Confidence comes from within, they say – but a little help from outside never goes amiss. While you may not want to spend a fortune on exercise clothing (nor be in a position to do so), a little effort to look better will really pay off in how you feel. Wear a t-shirt that fits, not the tatty stretched one from the bottom of the pile, take some time to choose shorts or trousers that flatter and tie long hair back tidily, don’t just knot it. There’s no point wearing makeup for exercise, as it will just get sweated off, but if you wear makeup keep it in your exercise bag for after your shower. If you are swimming, choose a costume that fits, and walk from the changing room with your head high – remember that you are doing something to improve your body and you can be very proud of that.

‘They say? What say they? Let them say!’

So said Lillie Langtry, the unashamed mistress of Edward VII – while her lifestyle might not be too good an example, there is much to be learned from her attitude and her motto. Lillie was happy in her own skin, knew she was loved and refused to be upset by gossip or rude comments about her. If you feel fatter or less fit than the rest, remember that most people are decent and would not dream of saying anything rude, and they are probably concentrating on their own workout and won’t even notice you.  If you do come across one of the tiny minority that say something unpleasant, rise above it – you are long past the school bully stage and can treat them with the amused contempt that they deserve.

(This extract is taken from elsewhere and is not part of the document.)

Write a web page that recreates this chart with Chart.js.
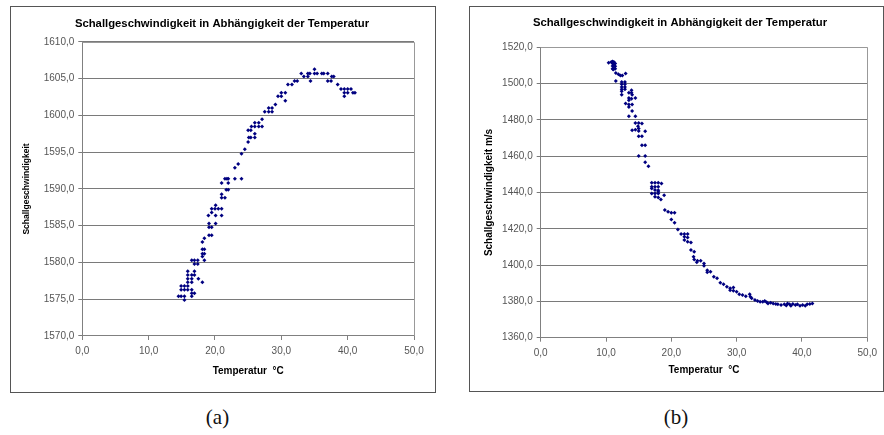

Have realistic expectations

If you have not done any exercise in a while, don’t ‘beat yourself up’ if you cannot keep up with the pace of the rest of the class, or need to take lots of breaks from the machines in the gym. You might remember being able to do an hour of aerobics easily – but think about it, perhaps that was fifteen years ago? Fitness takes a while to build up, and do make allowances for the fact that you may not be twenty years old now! (If you are twenty years old, congratulate yourself on starting good habits early, and again don’t expect to be instantly super-fit).

Don’t waste any more time – jump that barrier and enjoy yourexercise!